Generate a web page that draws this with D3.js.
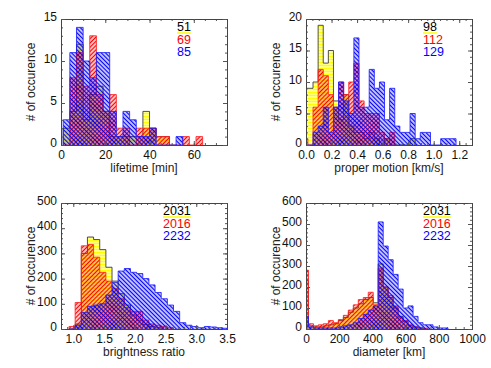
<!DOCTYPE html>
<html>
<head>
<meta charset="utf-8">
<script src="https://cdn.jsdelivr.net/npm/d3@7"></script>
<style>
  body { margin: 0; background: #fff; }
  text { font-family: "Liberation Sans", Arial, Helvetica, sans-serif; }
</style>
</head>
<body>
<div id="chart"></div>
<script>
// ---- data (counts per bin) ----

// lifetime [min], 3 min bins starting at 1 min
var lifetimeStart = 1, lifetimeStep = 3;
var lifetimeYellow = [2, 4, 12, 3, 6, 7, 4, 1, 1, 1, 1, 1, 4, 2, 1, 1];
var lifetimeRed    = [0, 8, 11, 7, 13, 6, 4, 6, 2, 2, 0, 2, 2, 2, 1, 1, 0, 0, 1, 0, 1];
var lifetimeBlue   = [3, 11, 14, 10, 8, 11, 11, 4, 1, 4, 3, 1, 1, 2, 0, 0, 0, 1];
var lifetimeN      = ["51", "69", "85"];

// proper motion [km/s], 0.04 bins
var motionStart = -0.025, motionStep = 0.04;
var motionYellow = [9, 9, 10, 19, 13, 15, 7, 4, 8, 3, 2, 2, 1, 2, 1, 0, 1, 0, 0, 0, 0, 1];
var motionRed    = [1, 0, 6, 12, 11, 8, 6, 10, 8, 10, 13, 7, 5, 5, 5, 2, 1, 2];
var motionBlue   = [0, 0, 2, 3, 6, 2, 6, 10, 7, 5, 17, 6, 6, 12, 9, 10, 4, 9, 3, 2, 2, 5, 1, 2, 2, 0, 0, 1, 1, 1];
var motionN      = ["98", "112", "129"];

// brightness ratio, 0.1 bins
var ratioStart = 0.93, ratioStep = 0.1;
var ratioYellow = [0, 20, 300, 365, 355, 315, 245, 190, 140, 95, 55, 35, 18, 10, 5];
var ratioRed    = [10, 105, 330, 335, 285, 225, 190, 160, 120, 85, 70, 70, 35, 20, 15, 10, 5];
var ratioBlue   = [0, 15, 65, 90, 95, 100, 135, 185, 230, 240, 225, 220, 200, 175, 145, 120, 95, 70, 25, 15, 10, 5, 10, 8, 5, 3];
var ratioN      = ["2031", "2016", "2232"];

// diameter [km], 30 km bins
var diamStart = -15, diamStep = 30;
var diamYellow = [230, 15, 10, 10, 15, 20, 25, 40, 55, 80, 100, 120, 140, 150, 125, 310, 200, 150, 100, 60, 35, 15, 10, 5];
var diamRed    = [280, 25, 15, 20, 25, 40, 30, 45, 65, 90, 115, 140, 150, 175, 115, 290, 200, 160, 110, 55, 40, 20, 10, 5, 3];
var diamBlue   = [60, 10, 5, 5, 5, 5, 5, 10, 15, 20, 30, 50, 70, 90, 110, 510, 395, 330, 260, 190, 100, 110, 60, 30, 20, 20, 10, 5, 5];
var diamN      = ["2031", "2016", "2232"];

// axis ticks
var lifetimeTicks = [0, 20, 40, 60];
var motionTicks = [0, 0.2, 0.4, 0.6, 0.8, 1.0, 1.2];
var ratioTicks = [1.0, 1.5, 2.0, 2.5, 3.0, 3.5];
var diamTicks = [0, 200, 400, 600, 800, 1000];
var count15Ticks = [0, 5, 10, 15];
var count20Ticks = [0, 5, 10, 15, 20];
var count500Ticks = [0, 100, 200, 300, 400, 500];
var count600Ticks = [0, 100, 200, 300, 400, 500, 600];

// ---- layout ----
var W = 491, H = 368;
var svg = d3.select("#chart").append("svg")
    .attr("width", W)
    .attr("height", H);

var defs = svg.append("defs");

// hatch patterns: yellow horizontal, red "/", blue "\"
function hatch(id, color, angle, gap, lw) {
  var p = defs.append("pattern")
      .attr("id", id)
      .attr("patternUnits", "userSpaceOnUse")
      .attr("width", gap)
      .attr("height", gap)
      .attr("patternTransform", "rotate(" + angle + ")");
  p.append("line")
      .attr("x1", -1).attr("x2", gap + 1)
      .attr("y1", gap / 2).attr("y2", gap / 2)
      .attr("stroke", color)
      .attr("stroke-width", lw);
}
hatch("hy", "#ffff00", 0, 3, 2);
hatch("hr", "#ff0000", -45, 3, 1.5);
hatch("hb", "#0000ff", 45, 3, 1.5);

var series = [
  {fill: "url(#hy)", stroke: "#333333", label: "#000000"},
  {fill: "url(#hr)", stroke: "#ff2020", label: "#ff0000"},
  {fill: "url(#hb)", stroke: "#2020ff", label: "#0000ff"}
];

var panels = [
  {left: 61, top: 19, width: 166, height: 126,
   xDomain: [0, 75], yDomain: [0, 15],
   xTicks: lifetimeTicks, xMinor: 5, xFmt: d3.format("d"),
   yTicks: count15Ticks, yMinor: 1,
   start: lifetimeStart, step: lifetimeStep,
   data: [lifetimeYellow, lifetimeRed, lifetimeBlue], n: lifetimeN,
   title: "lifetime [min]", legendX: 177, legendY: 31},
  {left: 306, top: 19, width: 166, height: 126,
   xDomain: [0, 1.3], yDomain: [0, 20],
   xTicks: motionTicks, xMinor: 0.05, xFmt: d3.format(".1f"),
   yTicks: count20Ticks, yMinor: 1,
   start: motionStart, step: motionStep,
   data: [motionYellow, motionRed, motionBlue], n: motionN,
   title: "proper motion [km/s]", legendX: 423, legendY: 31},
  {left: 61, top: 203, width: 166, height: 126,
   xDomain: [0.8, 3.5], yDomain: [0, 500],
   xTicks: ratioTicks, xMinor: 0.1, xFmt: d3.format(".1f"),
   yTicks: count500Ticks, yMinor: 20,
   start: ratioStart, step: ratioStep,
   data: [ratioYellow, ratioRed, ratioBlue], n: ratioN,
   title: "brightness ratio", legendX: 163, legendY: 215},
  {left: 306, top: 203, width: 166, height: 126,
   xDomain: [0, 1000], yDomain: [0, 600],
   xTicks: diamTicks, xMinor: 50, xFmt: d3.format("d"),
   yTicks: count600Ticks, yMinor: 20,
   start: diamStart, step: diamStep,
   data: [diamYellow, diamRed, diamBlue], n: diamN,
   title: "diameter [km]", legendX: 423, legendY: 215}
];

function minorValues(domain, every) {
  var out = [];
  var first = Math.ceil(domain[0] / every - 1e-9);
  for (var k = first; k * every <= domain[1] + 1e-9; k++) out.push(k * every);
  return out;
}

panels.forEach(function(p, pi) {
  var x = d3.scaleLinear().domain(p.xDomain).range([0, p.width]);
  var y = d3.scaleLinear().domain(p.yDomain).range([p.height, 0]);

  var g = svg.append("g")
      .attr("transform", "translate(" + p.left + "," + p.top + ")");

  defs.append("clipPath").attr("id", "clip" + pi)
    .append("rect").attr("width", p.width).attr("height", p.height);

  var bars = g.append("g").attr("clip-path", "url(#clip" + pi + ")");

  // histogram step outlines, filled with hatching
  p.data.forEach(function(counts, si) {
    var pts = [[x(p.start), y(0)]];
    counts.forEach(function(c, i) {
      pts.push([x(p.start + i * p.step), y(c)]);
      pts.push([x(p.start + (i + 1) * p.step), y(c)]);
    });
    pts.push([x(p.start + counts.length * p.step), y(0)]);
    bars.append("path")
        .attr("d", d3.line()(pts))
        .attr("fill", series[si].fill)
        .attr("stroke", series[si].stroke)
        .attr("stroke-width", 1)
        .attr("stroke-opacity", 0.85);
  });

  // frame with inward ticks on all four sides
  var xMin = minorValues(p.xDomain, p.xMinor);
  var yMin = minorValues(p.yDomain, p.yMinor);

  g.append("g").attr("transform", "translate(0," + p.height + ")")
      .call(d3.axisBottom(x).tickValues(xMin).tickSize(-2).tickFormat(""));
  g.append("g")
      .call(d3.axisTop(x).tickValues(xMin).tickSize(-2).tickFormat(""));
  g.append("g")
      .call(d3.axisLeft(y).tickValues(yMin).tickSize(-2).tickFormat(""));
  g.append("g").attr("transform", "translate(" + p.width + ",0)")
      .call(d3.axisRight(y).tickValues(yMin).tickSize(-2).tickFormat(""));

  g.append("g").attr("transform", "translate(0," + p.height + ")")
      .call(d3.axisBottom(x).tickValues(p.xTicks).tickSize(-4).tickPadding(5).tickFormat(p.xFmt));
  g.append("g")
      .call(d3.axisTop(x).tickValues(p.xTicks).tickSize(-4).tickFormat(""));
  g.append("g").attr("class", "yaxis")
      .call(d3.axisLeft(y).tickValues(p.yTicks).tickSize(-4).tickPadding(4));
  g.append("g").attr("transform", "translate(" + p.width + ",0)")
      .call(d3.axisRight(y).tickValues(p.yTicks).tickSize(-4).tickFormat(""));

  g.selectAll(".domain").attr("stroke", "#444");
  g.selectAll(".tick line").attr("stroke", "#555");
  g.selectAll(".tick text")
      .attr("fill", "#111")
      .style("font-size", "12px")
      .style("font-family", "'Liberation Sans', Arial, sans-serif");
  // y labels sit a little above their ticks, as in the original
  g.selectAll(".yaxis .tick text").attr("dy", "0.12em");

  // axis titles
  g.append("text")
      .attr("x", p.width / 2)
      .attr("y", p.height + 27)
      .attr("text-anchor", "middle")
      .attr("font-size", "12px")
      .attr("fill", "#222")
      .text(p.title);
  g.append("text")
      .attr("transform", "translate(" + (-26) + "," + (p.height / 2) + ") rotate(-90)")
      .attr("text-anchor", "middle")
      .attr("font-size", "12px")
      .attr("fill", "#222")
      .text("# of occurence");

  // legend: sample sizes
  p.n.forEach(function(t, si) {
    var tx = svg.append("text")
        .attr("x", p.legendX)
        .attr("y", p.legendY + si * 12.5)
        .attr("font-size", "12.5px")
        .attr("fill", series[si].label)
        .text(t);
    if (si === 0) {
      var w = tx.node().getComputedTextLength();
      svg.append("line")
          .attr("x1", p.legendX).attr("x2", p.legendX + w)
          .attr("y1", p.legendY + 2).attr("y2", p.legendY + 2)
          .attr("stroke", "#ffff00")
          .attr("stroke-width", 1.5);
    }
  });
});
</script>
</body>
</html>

******

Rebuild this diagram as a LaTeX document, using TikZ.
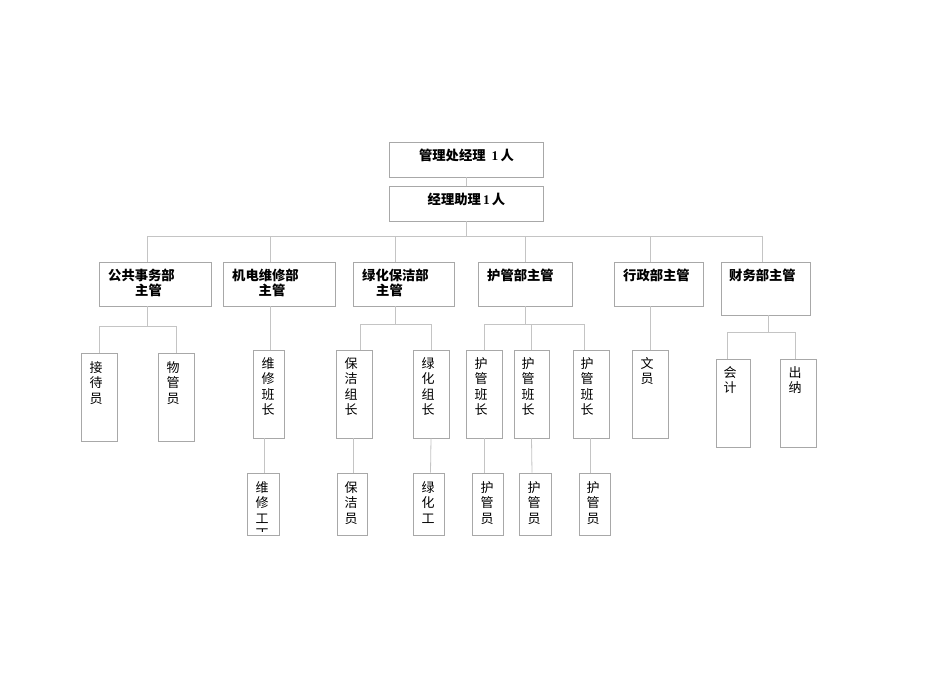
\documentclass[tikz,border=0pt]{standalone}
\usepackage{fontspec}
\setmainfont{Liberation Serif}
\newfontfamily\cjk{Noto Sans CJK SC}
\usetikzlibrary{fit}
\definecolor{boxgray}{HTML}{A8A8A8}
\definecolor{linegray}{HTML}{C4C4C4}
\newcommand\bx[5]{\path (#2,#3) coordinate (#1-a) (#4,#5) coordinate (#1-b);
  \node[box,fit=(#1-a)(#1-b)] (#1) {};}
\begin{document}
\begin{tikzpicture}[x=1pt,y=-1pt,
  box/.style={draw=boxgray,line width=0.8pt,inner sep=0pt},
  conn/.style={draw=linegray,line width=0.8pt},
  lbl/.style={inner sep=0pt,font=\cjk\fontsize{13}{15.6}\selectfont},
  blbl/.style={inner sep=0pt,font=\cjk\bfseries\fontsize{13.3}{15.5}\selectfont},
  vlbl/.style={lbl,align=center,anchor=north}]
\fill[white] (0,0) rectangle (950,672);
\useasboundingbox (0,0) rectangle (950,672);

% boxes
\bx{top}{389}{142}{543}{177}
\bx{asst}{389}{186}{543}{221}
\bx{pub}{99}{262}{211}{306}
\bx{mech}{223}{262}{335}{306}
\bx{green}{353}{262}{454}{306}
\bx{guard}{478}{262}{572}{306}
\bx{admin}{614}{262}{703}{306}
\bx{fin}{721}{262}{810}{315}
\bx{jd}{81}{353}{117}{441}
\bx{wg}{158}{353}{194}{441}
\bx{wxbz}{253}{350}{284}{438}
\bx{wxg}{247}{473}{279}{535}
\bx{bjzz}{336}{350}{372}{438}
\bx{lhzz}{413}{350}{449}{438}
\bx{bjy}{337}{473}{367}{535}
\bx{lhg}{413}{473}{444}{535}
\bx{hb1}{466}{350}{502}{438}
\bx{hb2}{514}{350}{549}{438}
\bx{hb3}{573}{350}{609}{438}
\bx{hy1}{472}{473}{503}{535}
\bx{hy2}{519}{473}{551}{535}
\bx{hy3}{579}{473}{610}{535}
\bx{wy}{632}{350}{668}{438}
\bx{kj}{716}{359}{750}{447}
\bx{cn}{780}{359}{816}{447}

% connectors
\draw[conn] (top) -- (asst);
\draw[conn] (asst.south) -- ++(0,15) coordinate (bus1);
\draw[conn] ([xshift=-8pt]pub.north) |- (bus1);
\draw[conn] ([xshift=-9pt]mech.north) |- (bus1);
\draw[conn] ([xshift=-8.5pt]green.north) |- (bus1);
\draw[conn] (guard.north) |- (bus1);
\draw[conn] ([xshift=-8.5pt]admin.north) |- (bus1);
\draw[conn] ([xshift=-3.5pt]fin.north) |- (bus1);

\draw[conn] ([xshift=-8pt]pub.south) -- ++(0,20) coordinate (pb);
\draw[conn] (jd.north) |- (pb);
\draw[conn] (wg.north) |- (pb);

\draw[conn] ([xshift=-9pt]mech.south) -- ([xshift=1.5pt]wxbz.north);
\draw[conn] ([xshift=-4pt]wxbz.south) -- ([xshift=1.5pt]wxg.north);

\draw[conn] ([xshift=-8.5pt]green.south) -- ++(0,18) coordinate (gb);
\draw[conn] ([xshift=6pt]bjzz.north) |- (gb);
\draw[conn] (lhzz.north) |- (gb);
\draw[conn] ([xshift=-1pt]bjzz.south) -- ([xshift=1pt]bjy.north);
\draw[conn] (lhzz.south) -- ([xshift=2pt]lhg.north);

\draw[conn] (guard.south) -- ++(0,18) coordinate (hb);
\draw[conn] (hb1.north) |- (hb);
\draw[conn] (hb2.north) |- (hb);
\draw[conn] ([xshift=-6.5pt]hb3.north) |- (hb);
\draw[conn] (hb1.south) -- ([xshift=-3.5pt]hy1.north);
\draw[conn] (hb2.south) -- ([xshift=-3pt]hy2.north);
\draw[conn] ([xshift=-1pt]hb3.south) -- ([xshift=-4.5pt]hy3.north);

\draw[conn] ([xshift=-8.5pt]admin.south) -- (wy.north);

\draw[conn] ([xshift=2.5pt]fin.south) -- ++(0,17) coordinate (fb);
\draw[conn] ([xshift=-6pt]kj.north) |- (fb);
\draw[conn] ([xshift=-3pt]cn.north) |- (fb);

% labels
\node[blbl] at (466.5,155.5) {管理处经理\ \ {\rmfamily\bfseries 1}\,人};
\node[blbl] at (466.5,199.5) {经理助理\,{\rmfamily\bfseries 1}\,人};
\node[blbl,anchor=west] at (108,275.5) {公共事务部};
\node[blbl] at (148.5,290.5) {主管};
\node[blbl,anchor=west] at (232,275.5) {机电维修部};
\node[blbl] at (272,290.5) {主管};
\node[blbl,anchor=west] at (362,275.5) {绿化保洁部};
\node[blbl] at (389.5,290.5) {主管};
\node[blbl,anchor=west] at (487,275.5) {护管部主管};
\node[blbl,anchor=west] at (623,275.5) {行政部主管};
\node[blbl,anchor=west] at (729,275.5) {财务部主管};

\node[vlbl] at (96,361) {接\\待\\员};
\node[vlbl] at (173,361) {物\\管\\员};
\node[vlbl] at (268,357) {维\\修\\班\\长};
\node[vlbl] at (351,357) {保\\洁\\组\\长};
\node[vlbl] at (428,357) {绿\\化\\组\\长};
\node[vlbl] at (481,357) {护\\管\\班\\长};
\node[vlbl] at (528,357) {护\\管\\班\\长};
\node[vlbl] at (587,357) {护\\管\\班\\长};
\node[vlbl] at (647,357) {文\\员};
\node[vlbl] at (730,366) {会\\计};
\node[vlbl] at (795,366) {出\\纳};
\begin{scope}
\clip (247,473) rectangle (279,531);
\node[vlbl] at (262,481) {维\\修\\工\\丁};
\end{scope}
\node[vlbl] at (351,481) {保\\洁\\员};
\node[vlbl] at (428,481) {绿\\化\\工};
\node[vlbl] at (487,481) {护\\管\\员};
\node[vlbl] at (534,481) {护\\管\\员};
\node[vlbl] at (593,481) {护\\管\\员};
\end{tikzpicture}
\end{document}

******

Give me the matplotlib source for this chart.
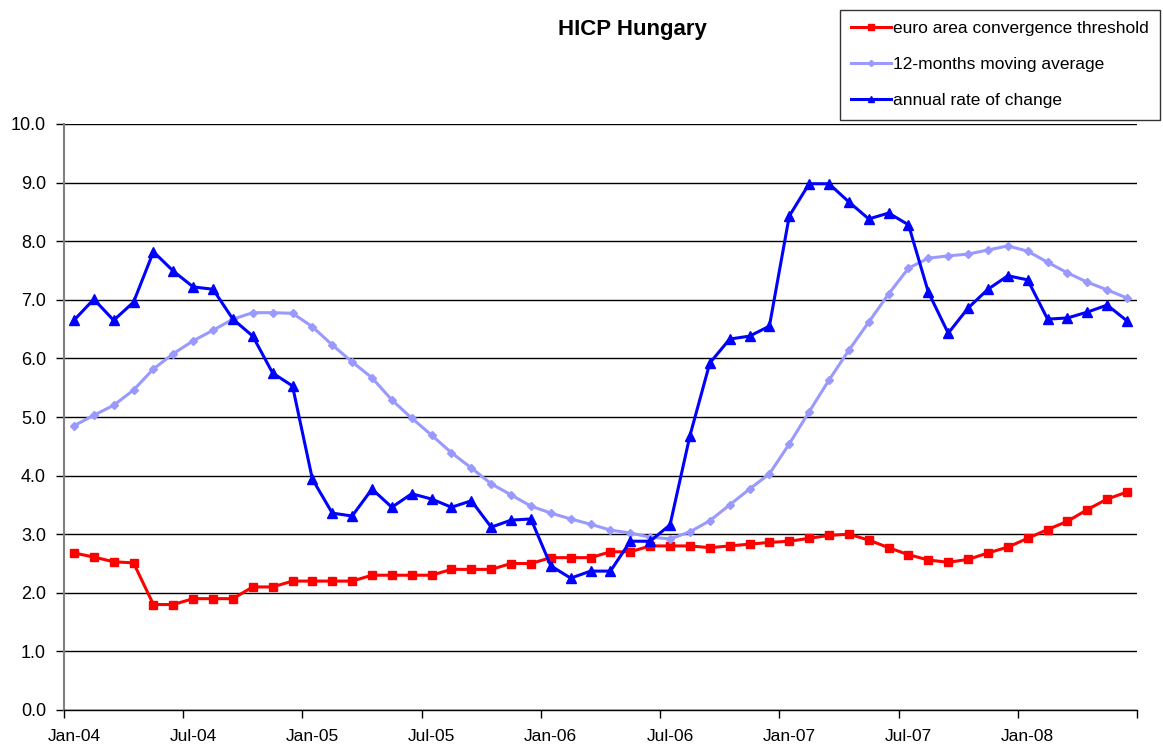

******

_STATED EXERCISE:_ Each line in the data that holds the string "chart" should be found and copied.

_RESULT OF THIS EXERCISE:_
<div id="chart"></div>
var svg = d3.select("#chart").append("svg")
Give me the matplotlib source for this chart.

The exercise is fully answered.